EXERCISE GOAL: Copy all lines that contain the word "with".

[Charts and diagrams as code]
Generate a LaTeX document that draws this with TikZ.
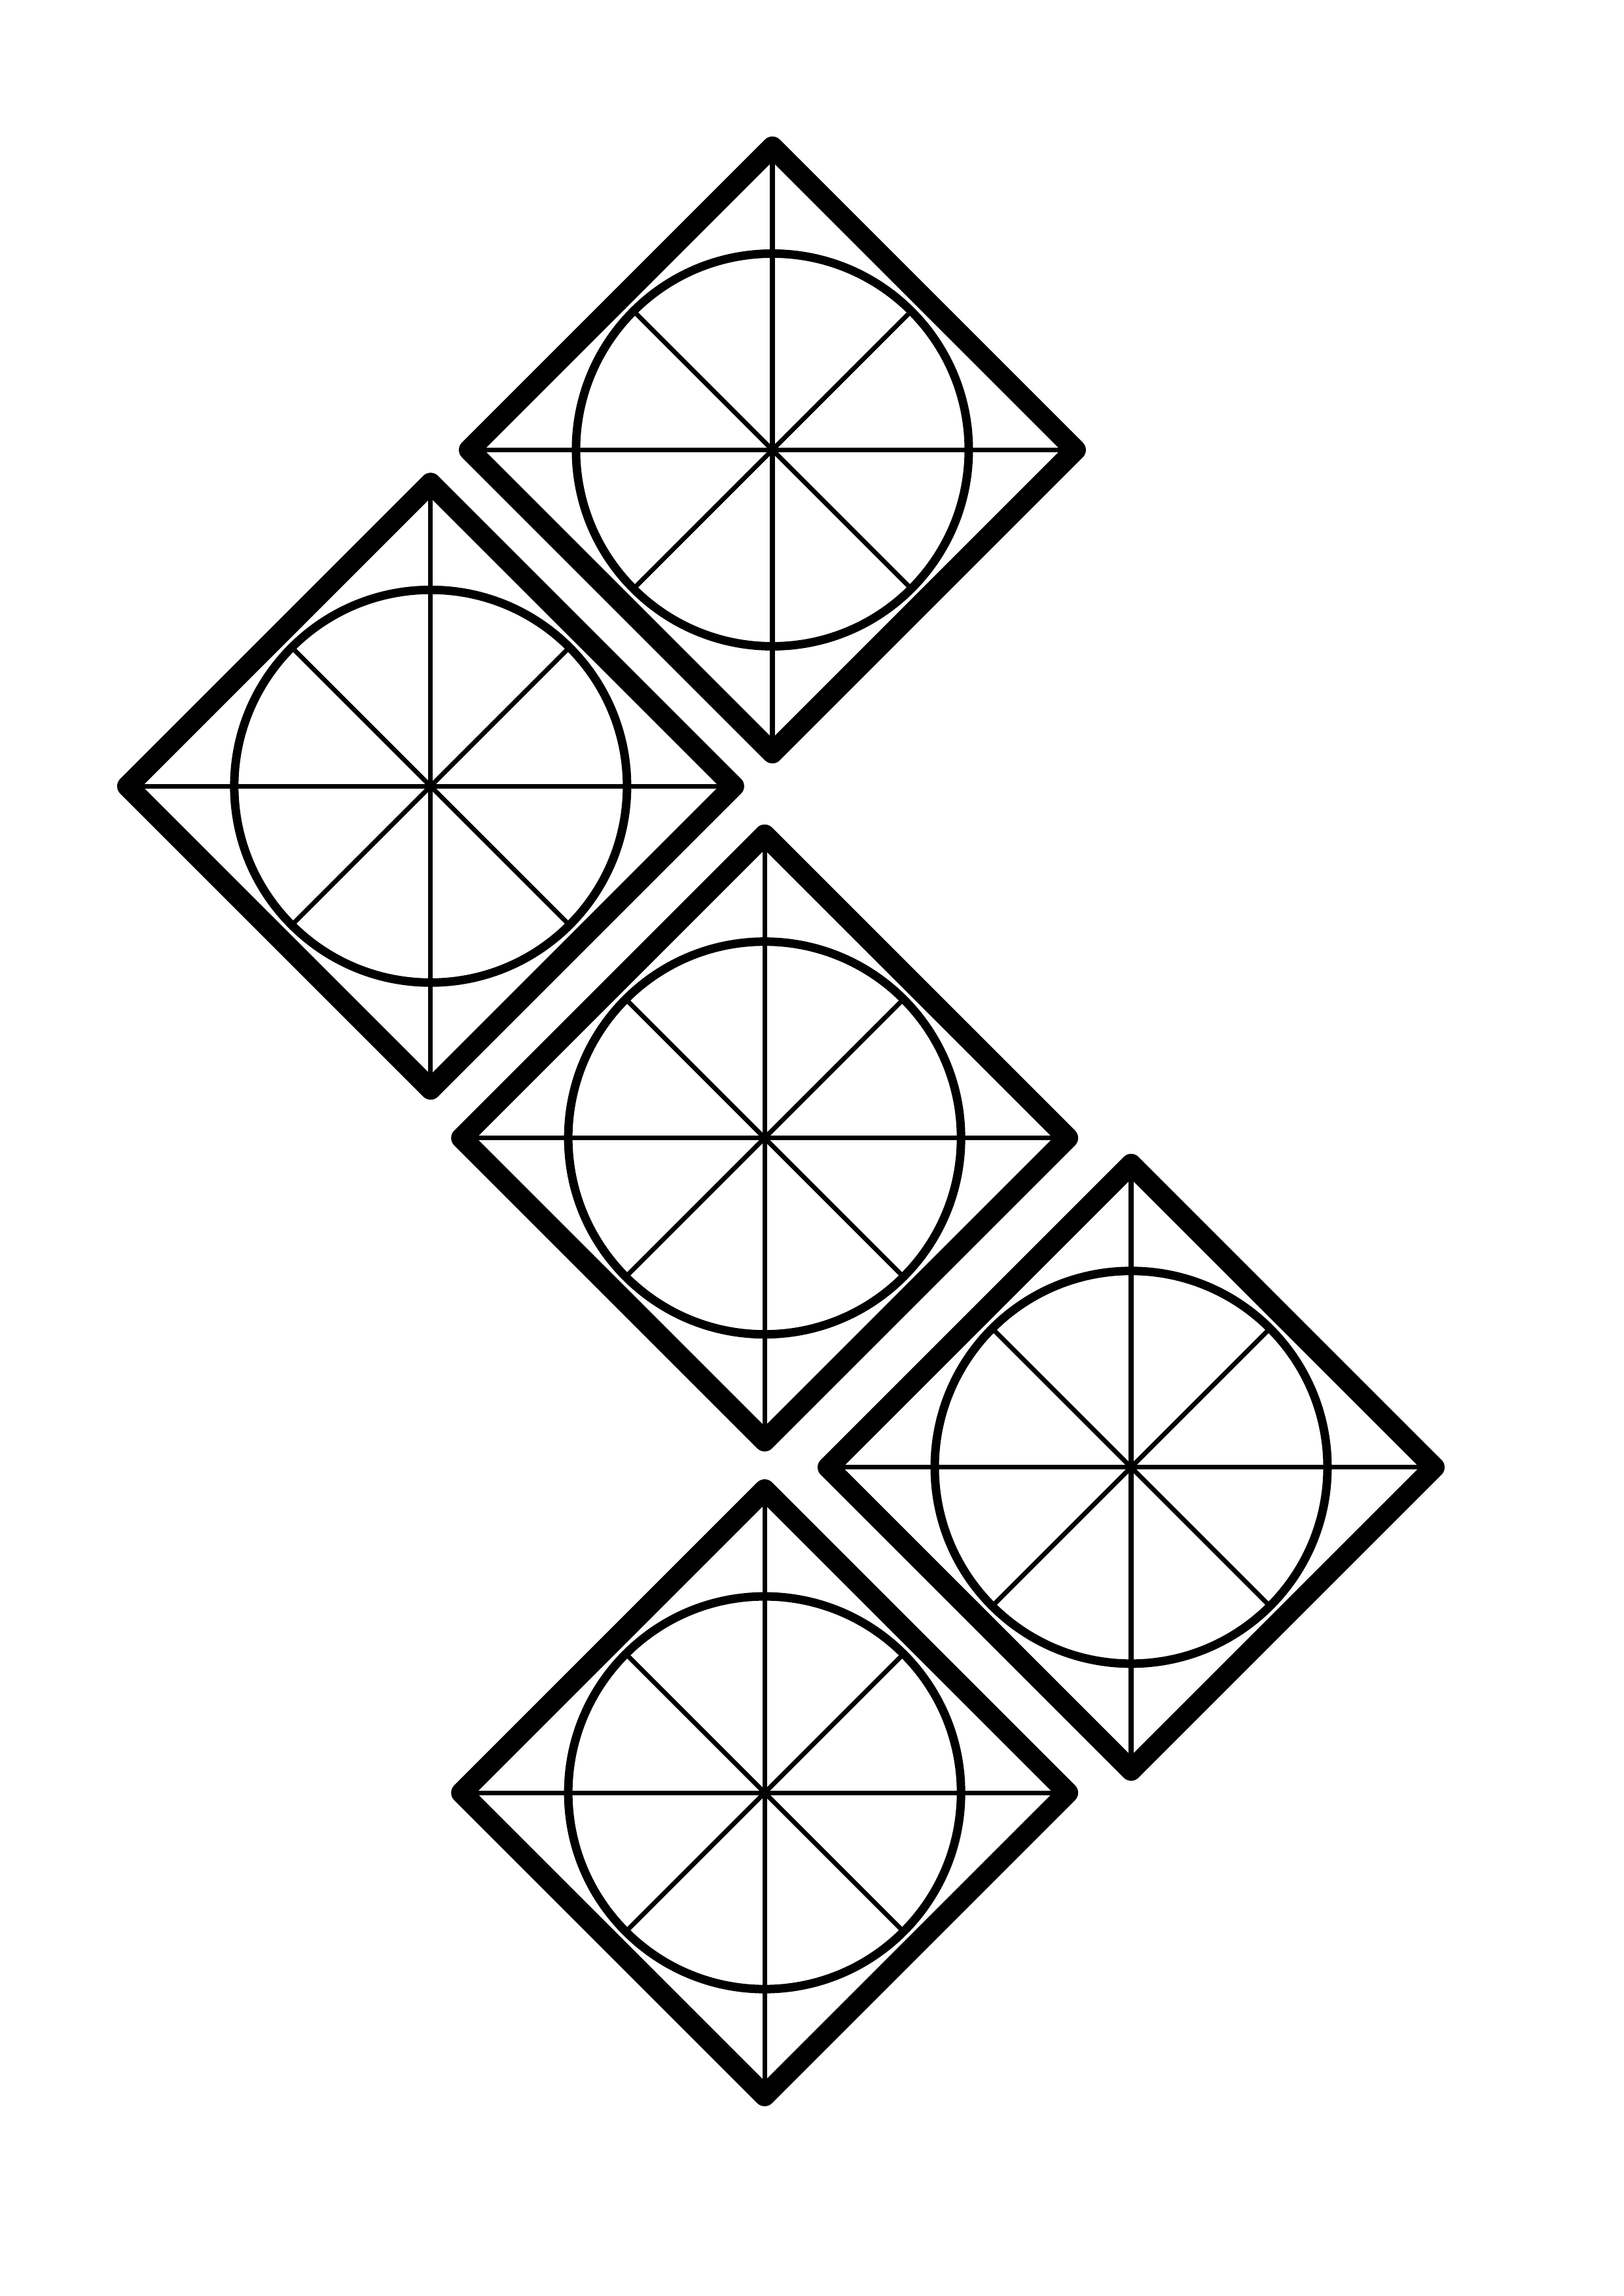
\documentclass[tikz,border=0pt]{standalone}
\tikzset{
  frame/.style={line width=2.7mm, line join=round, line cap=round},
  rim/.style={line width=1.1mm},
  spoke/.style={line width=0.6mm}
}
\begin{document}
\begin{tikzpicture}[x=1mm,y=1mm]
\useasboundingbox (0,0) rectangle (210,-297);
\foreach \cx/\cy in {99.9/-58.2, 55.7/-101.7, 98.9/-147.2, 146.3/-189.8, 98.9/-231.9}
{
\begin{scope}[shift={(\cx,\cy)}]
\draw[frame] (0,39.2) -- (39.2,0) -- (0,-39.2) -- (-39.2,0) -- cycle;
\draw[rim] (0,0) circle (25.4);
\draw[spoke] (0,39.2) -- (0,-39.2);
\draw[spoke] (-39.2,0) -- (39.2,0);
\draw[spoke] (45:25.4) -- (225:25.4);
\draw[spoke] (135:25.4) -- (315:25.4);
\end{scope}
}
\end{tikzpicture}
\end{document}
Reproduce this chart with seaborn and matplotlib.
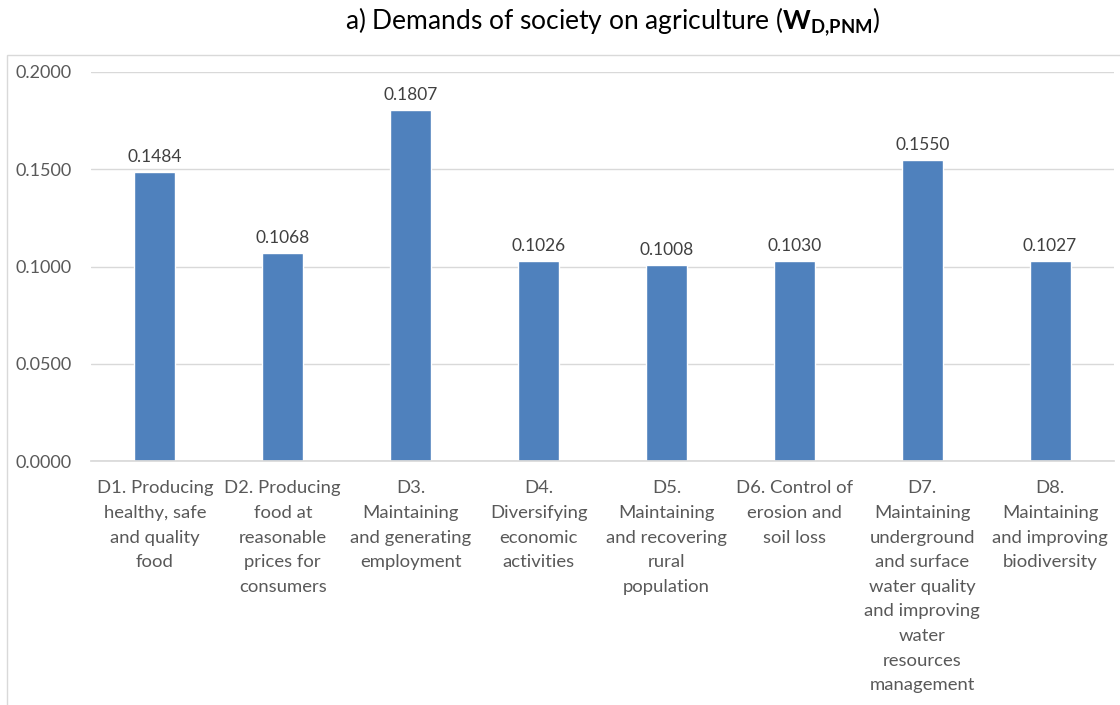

SOLUTION FOR THIS TASK:
Generate a LaTeX document that draws this with TikZ.
Reproduce this chart with seaborn and matplotlib.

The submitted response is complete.